Operational Example 1: Agency-heavy shifts defaulting to restrictive responses
What happens in day-to-day delivery: During staffing shortages, agency staff unfamiliar with individuals escalate quickly to restrictive practices. Governance introduces mandatory escalation rules: before restriction, staff must consult a senior on-call lead unless immediate harm is present. Quick-reference PBS summaries are added to shift packs.
Why the practice exists (failure mode it addresses): Temporary staff lack contextual knowledge and default to containment.
What goes wrong if it is absent: Restrictive practices spike during agency-heavy periods, undermining least restrictive commitments.
What observable outcome it produces: Reduced restriction use on agency shifts and improved documentation showing consultation and alternative strategies attempted.
Operational Example 2: Crisis fatigue leading to early escalation
What happens in day-to-day delivery: After multiple incidents, permanent staff escalate sooner to avoid perceived risk. Governance introduces structured reflective supervision after clusters of incidents, focusing on decision points and alternative strategies that were available but not used.
Why the practice exists (failure mode it addresses): Crisis fatigue narrows perception of options.
What goes wrong if it is absent: Restrictive practices become normalized as “necessary” rather than questioned.
What observable outcome it produces: Staff regain confidence in de-escalation, and restrictive practice frequency stabilises or reduces after high-pressure periods.

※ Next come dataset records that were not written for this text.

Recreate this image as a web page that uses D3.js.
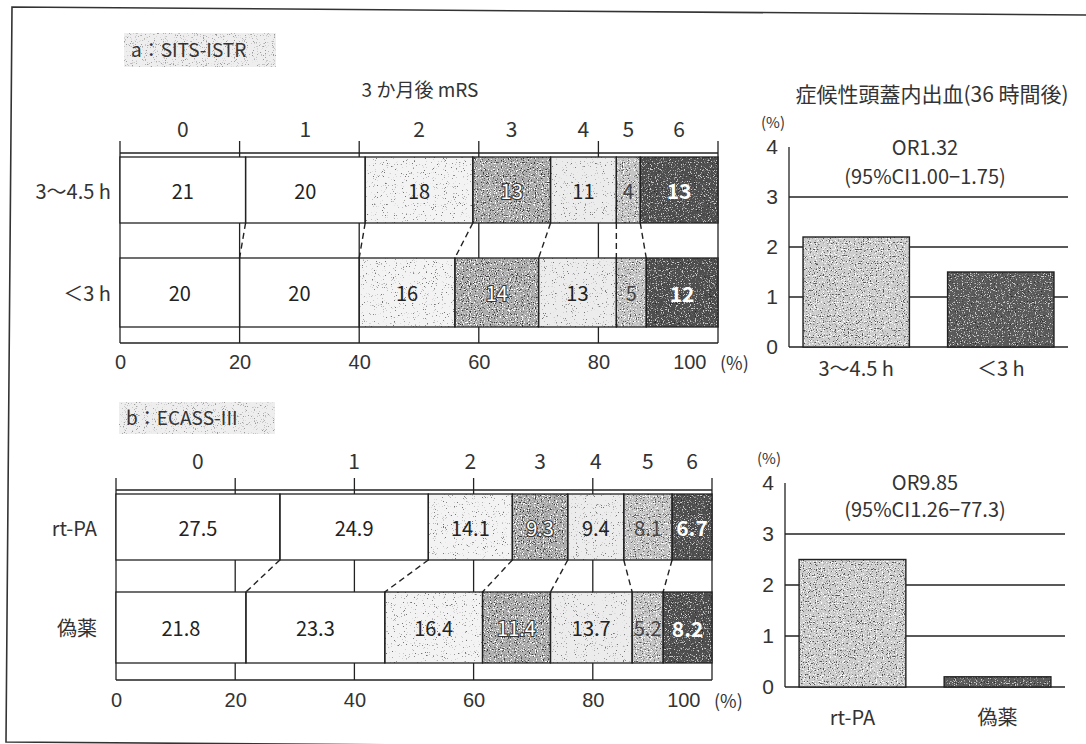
<!DOCTYPE html>
<html>
<head>
<meta charset="utf-8">
<script src="https://cdn.jsdelivr.net/npm/d3@7"></script>
<style>
  body { margin: 0; background: #fff; }
  svg { display: block; font-family: "Noto Sans CJK JP", "Noto Sans", sans-serif; }
</style>
</head>
<body>
<svg id="chart" width="1086" height="744"></svg>
<script>
// ---- data ----
const mrsLevels = ["0", "1", "2", "3", "4", "5", "6"];
const mrsTitle = "3 か月後 mRS";

const sitsGroups = ["3〜4.5 h", "＜3 h"];
const sitsLate = [21, 20, 18, 13, 11, 4, 13];
const sitsEarly = [20, 20, 16, 14, 13, 5, 12];

const ecassGroups = ["rt-PA", "偽薬"];
const ecassRtpa = [27.5, 24.9, 14.1, 9.3, 9.4, 8.1, 6.7];
const ecassPlacebo = [21.8, 23.3, 16.4, 11.4, 13.7, 5.2, 8.2];

const pctTicks = [0, 20, 40, 60, 80, 100];
const sichTicks = [0, 1, 2, 3, 4];
const sichGrid = [0, 1, 2, 3];
const sichTitle = "症候性頭蓋内出血(36 時間後)";
const sitsSich = [2.2, 1.5];
const ecassSich = [2.5, 0.2];
const sitsOR = ["OR1.32", "(95%CI1.00−1.75)"];
const ecassOR = ["OR9.85", "(95%CI1.26−77.3)"];

// ---- shading for the mRS grades ----
const segFill = ["#ffffff", "#ffffff", "#f3f3f3", "#acacac", "#ececec", "#c4c4c4", "#4e4e4e"];
const segGrain = [null, null, "gFaint", "gMid", "gFaint", "gMid5", "gDark"];
const INK = "#222";

const svg = d3.select("#chart");
const defs = svg.append("defs");

// printed-screen speckle: dark and light flecks taken from fractal noise
function grain(id, seed, freq, dark, light) {
  const f = defs.append("filter").attr("id", id)
    .attr("x", 0).attr("y", 0).attr("width", 1).attr("height", 1)
    .attr("color-interpolation-filters", "sRGB");
  f.append("feTurbulence").attr("type", "fractalNoise")
    .attr("baseFrequency", freq).attr("numOctaves", 2).attr("seed", seed).attr("result", "n");
  f.append("feColorMatrix").attr("in", "n").attr("type", "matrix")
    .attr("values", `0 0 0 0 ${dark.c} 0 0 0 0 ${dark.c} 0 0 0 0 ${dark.c} ${dark.k} 0 0 0 ${dark.b}`)
    .attr("result", "d");
  f.append("feComposite").attr("in", "d").attr("in2", "SourceGraphic").attr("operator", "in").attr("result", "dd");
  f.append("feColorMatrix").attr("in", "n").attr("type", "matrix")
    .attr("values", `0 0 0 0 ${light.c} 0 0 0 0 ${light.c} 0 0 0 0 ${light.c} ${-light.k} 0 0 0 ${light.b}`)
    .attr("result", "l");
  f.append("feComposite").attr("in", "l").attr("in2", "SourceGraphic").attr("operator", "in").attr("result", "ll");
  const m = f.append("feMerge");
  m.append("feMergeNode").attr("in", "SourceGraphic");
  m.append("feMergeNode").attr("in", "dd");
  m.append("feMergeNode").attr("in", "ll");
}
grain("gFaint", 7, 0.9, { c: 0.45, k: 9, b: -5.9 }, { c: 1, k: 0, b: 0 });
grain("gMid", 3, 0.85, { c: 0.22, k: 8, b: -4.75 }, { c: 1, k: 8, b: 3.35 });
grain("gMid5", 11, 0.85, { c: 0.32, k: 8, b: -4.8 }, { c: 1, k: 8, b: 3.3 });
grain("gDark", 5, 0.85, { c: 0.15, k: 8, b: -5.3 }, { c: 0.8, k: 8, b: 3.35 });
grain("gBadge", 9, 0.9, { c: 0.6, k: 7, b: -4.3 }, { c: 1, k: 0, b: 0 });

// ---- outer frame (slightly skewed print border) ----
svg.append("path")
  .attr("d", "M1090,15 L12,7 L6,742 L1090,750")
  .attr("fill", "none").attr("stroke", "#333").attr("stroke-width", 1.6);

// ---- stacked mRS distribution panel ----
function drawMrsPanel(p) {
  const x = d3.scaleLinear().domain([0, 100]).range([p.x0, p.x1]);
  const g = svg.append("g");

  // panel heading on a light tinted badge
  g.append("rect").attr("x", p.badge[0]).attr("y", p.badge[1])
    .attr("width", p.badge[2]).attr("height", p.badge[3])
    .attr("fill", "#eeeeee").attr("filter", "url(#gBadge)");
  g.append("text").attr("x", p.badge[0] + 7).attr("y", p.titleY)
    .attr("font-size", 19).attr("fill", "#333").text(p.title);

  if (p.mrsTitleX) {
    g.append("text").attr("x", p.mrsTitleX).attr("y", p.mrsTitleY)
      .attr("text-anchor", "middle").attr("font-size", 19).attr("fill", "#333").text(mrsTitle);
  }

  const cum = p.rows.map(r => {
    let s = 0;
    return r.values.map(v => { const a = s; s += v; return [a, s]; });
  });

  // grade numbers centred over the upper bar's segments
  g.selectAll("text.grade").data(cum[0]).join("text").attr("class", "grade")
    .attr("x", d => x((d[0] + d[1]) / 2)).attr("y", p.gradeY)
    .attr("text-anchor", "middle").attr("dominant-baseline", "central")
    .attr("font-size", 21).attr("fill", "#333")
    .text((d, i) => mrsLevels[i]);

  const frameTop = p.bracketY - 12;
  // reference lines every 20 %, visible in the gaps between bars
  g.selectAll("line.grid").data(pctTicks).join("line").attr("class", "grid")
    .attr("x1", d => x(d)).attr("x2", d => x(d))
    .attr("y1", frameTop).attr("y2", p.axisY)
    .attr("stroke", INK).attr("stroke-width", 1.3);
  g.append("line").attr("x1", x(0)).attr("x2", x(100)).attr("y1", p.bracketY).attr("y2", p.bracketY)
    .attr("stroke", INK).attr("stroke-width", 1.5);
  g.append("line").attr("x1", x(0)).attr("x2", x(100)).attr("y1", p.axisY).attr("y2", p.axisY)
    .attr("stroke", INK).attr("stroke-width", 1.5);

  p.rows.forEach((r, ri) => {
    const seg = cum[ri];
    const rg = g.append("g");
    rg.append("rect").attr("x", x(0)).attr("width", x(100) - x(0))
      .attr("y", r.top).attr("height", r.bottom - r.top).attr("fill", "#fff");
    rg.selectAll("rect.fill").data(seg).join("rect").attr("class", "fill")
      .attr("x", d => x(d[0])).attr("width", d => x(d[1]) - x(d[0]))
      .attr("y", r.top).attr("height", r.bottom - r.top)
      .attr("fill", (d, i) => segFill[i])
      .attr("filter", (d, i) => segGrain[i] ? `url(#${segGrain[i]})` : null);
    rg.selectAll("rect.edge").data(seg).join("rect").attr("class", "edge")
      .attr("x", d => x(d[0])).attr("width", d => x(d[1]) - x(d[0]))
      .attr("y", r.top).attr("height", r.bottom - r.top)
      .attr("fill", "none").attr("stroke", INK).attr("stroke-width", 1.3);
    rg.selectAll("text.val").data(seg).join("text").attr("class", "val")
      .attr("x", d => x((d[0] + d[1]) / 2)).attr("y", (r.top + r.bottom) / 2)
      .attr("text-anchor", "middle").attr("dominant-baseline", "central")
      .attr("font-size", (d, i) => i === 6 ? 21 : 20)
      .attr("font-weight", (d, i) => i === 6 ? "bold" : "normal")
      .attr("fill", (d, i) => i === 6 || i === 3 ? "#fff" : (i === 5 ? "#444" : "#222"))
      .attr("stroke", (d, i) => i === 3 ? "#333" : null)
      .attr("stroke-width", (d, i) => i === 3 ? 2.2 : null)
      .attr("paint-order", "stroke")
      .text((d, i) => r.values[i]);
    rg.append("text").attr("x", p.rowLabelX).attr("y", (r.top + r.bottom) / 2)
      .attr("text-anchor", "end").attr("dominant-baseline", "central")
      .attr("font-size", 20).attr("fill", "#333").text(r.label);
  });

  // dashed links joining matching grade boundaries of the two bars
  const links = d3.range(1, mrsLevels.length).map(k => [cum[0][k - 1][1], cum[1][k - 1][1]]);
  g.selectAll("line.link").data(links).join("line").attr("class", "link")
    .attr("x1", d => x(d[0])).attr("x2", d => x(d[1]))
    .attr("y1", p.rows[0].bottom).attr("y2", p.rows[1].top)
    .attr("stroke", INK).attr("stroke-width", 1.4).attr("stroke-dasharray", "6,4");

  const ax = g.append("g").attr("transform", `translate(0,${p.axisY})`)
    .call(d3.axisBottom(x).tickValues(pctTicks).tickSize(0).tickPadding(p.tickPad));
  ax.select(".domain").remove();
  ax.selectAll("text").attr("font-size", 20).attr("fill", "#333")
    .style("font-family", "inherit");
  ax.selectAll(".tick").filter(d => d === 100).select("text")
    .attr("text-anchor", "end").attr("dx", -12);
  g.append("text").attr("x", x(100) + 2).attr("y", p.axisY + p.tickPad + 15)
    .attr("font-size", 18).attr("fill", "#333").text("(%)");
}

// ---- symptomatic ICH bar panel ----
function drawSichPanel(p) {
  const y = d3.scaleLinear().domain([0, 4]).range([p.y0, p.y4]);
  const xb = d3.scaleBand().domain(p.cats).range([p.axisX, p.rightX])
    .paddingInner(0.264).paddingOuter(0.097);
  const g = svg.append("g");

  if (p.showTitle) {
    g.append("text").attr("x", 932).attr("y", p.titleY).attr("text-anchor", "middle")
      .attr("font-size", 21).attr("fill", "#333").text(sichTitle);
  }
  g.append("text").attr("x", p.axisX - 16).attr("y", p.pctY).attr("text-anchor", "middle")
    .attr("dominant-baseline", "central").attr("font-size", 15).attr("fill", "#333").text("(%)");

  g.selectAll("line.grid").data(sichGrid).join("line").attr("class", "grid")
    .attr("x1", p.axisX).attr("x2", p.rightX)
    .attr("y1", d => y(d)).attr("y2", d => y(d))
    .attr("stroke", INK).attr("stroke-width", 1.3);
  g.append("line").attr("x1", p.axisX).attr("x2", p.axisX)
    .attr("y1", y(0)).attr("y2", y(4)).attr("stroke", INK).attr("stroke-width", 1.3);

  const ax = g.append("g").attr("transform", `translate(${p.axisX},0)`)
    .call(d3.axisLeft(y).tickValues(sichTicks).tickFormat(d3.format("d")).tickSize(0).tickPadding(11));
  ax.select(".domain").remove();
  ax.selectAll("text").attr("font-size", 21).attr("fill", "#333").style("font-family", "inherit");

  const bars = p.cats.map((c, i) => ({ c, v: p.values[i], i }));
  g.selectAll("rect.bar").data(bars).join("rect").attr("class", "bar")
    .attr("x", d => xb(d.c)).attr("width", xb.bandwidth())
    .attr("y", d => y(d.v)).attr("height", d => y(0) - y(d.v))
    .attr("fill", d => d.i === 0 ? "#cdcdcd" : "#5a5a5a")
    .attr("filter", d => d.i === 0 ? "url(#gMid5)" : "url(#gDark)");
  g.selectAll("rect.edge").data(bars).join("rect").attr("class", "edge")
    .attr("x", d => xb(d.c)).attr("width", xb.bandwidth())
    .attr("y", d => y(d.v)).attr("height", d => y(0) - y(d.v))
    .attr("fill", "none").attr("stroke", INK).attr("stroke-width", 1.4);

  g.selectAll("text.cat").data(bars).join("text").attr("class", "cat")
    .attr("x", d => xb(d.c) + xb.bandwidth() / 2).attr("y", p.catY)
    .attr("text-anchor", "middle").attr("font-size", 20).attr("fill", "#333")
    .text(d => d.c);

  g.selectAll("text.or").data(p.or).join("text").attr("class", "or")
    .attr("x", 925).attr("y", (d, i) => p.orY[i])
    .attr("text-anchor", "middle").attr("font-size", 20).attr("fill", "#333")
    .text(d => d);
}

// a: SITS-ISTR
drawMrsPanel({
  title: "a：SITS-ISTR", badge: [124, 33, 152, 34], titleY: 57,
  mrsTitleX: 420, mrsTitleY: 97,
  x0: 120, x1: 718, gradeY: 128, bracketY: 153, axisY: 343, tickPad: 12,
  rowLabelX: 111,
  rows: [
    { label: sitsGroups[0], values: sitsLate, top: 157, bottom: 223 },
    { label: sitsGroups[1], values: sitsEarly, top: 258, bottom: 327 }
  ]
});
drawSichPanel({
  showTitle: true, titleY: 102, pctY: 121,
  axisX: 789, rightX: 1068, y0: 347, y4: 147,
  cats: sitsGroups, values: sitsSich, or: sitsOR, orY: [155, 184], catY: 376
});

// b: ECASS-III
drawMrsPanel({
  title: "b：ECASS-III", badge: [119, 402, 156, 32], titleY: 425,
  x0: 116, x1: 712, gradeY: 460, bracketY: 490, axisY: 680, tickPad: 13,
  rowLabelX: 97,
  rows: [
    { label: ecassGroups[0], values: ecassRtpa, top: 494, bottom: 560 },
    { label: ecassGroups[1], values: ecassPlacebo, top: 592, bottom: 663 }
  ]
});
drawSichPanel({
  showTitle: false, pctY: 457,
  axisX: 785, rightX: 1065, y0: 687, y4: 483,
  cats: ecassGroups, values: ecassSich, or: ecassOR, orY: [490, 517], catY: 725
});
</script>
</body>
</html>
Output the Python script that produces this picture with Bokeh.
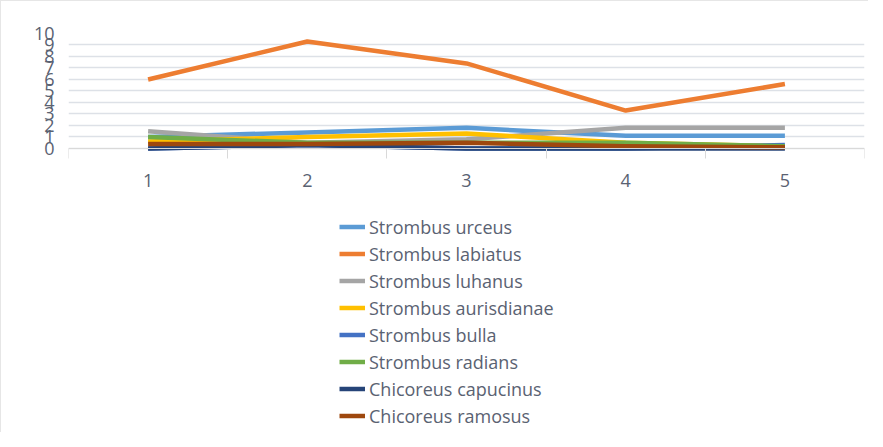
from bokeh.plotting import figure
from bokeh.models import Legend, LegendItem, FixedTicker, Range1d
from bokeh.embed import file_html
from bokeh.resources import INLINE

categories = [1, 2, 3, 4, 5]
cat_labels = ["1", "2", "3", "4", "5"]
series_names = ["Strombus urceus", "Strombus labiatus", "Strombus luhanus",
                "Strombus aurisdianae", "Strombus bulla", "Strombus radians",
                "Chicoreus capucinus", "Chicoreus ramosus"]
urceus = [1.0, 1.4, 1.8, 1.1, 1.1]
labiatus = [6.0, 9.3, 7.4, 3.3, 5.6]
luhanus = [1.5, 0.5, 0.8, 1.8, 1.8]
aurisdianae = [0.6, 1.0, 1.3, 0.5, 0.2]
bulla = [0.0, 0.3, 0.0, 0.0, 0.3]
radians = [1.0, 0.5, 0.5, 0.5, 0.2]
capucinus = [0.0, 0.3, 0.0, 0.0, 0.0]
ramosus = [0.4, 0.4, 0.5, 0.2, 0.1]
series_values = [urceus, labiatus, luhanus, aurisdianae, bulla, radians, capucinus, ramosus]
colors = ["#5B9BD5", "#ED7D31", "#A5A5A5", "#FFC000", "#4472C4", "#70AD47", "#264478", "#9E480E"]
y_ticks = list(range(0, 11))

text_color = "#5a6272"
grid_color = "#dde1e7"

# The frame extends below zero so the legend area sits inside it; the value axis
# still shows 0..10 only and the category axis is pinned at y = 0.
p = figure(frame_width=796, frame_height=399, output_backend="svg", toolbar_location=None,
           x_range=Range1d(0.5, 5.5), y_range=Range1d(-24.7, 10),
           min_border_left=67, min_border_right=4, min_border_top=32, min_border_bottom=0)
p.outline_line_color = None
p.background_fill_color = "white"
p.border_fill_color = "white"
p.styles = {"border-top": "1px solid #e6e6e6", "border-left": "1px solid #e6e6e6"}

items = []
for name, vals, col in zip(series_names, series_values, colors):
    r = p.line(categories, vals, line_color=col, line_width=4.5, line_join="round", line_cap="butt")
    items.append(LegendItem(label=name, renderers=[r]))

# x axis (pinned at y = 0)
p.xaxis.fixed_location = 0
p.xaxis.ticker = FixedTicker(ticks=categories, minor_ticks=[0.5, 1.5, 2.5, 3.5, 4.5, 5.5])
p.xaxis.major_label_overrides = {c: l for c, l in zip(categories, cat_labels)}
p.xaxis.major_tick_line_color = None
p.xaxis.major_tick_out = 0
p.xaxis.major_tick_in = 0
p.xaxis.minor_tick_out = 10
p.xaxis.minor_tick_in = 0
p.xaxis.minor_tick_line_color = "#d9d9d9"
p.xaxis.axis_line_color = "#d9d9d9"
p.xaxis.major_label_text_font = "Open Sans"
p.xaxis.major_label_text_font_size = "18px"
p.xaxis.major_label_text_color = text_color
p.xaxis.major_label_standoff = 16
p.xgrid.grid_line_color = None

# y axis
p.yaxis.ticker = FixedTicker(ticks=y_ticks)
p.yaxis.axis_line_color = None
p.yaxis.major_tick_line_color = None
p.yaxis.minor_tick_line_color = None
p.yaxis.major_tick_out = 0
p.yaxis.major_label_standoff = 14
p.yaxis.major_label_text_font = "Open Sans"
p.yaxis.major_label_text_font_size = "18px"
p.yaxis.major_label_text_color = text_color
p.ygrid.grid_line_color = grid_color
p.ygrid.grid_line_width = 1.5

legend = Legend(items=items, location=(271, 3), orientation="vertical",
                label_text_font="Open Sans", label_text_font_size="18px",
                label_text_color=text_color, glyph_width=26, glyph_height=27,
                label_height=27, spacing=0, label_standoff=4,
                padding=0, margin=0,
                border_line_color=None, background_fill_alpha=0)
p.add_layout(legend, "center")

open("out.html", "w").write(file_html(p, INLINE))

Operational Example 3: Lack of senior availability during nights and weekends
What happens in day-to-day delivery: Staff report feeling unsupported during out-of-hours periods and escalate directly to restriction. Governance establishes a clear on-call rota with defined response times and authority to guide decisions in real time.
Why the practice exists (failure mode it addresses): Without access to senior support, staff make isolated decisions under stress.
What goes wrong if it is absent: Restrictive practices increase at predictable times, creating safeguarding and assurance risks.
What observable outcome it produces: Evidence shows reduced night/weekend restrictions and documented senior consultation supporting least restrictive outcomes.
Making pressure visible in governance
Dashboards should flag periods of operational strain—staffing shortages, high acuity, multiple incidents—and correlate them with restriction use. When leaders respond with support rather than blame, staff decision-making improves and restrictive practice drift is contained.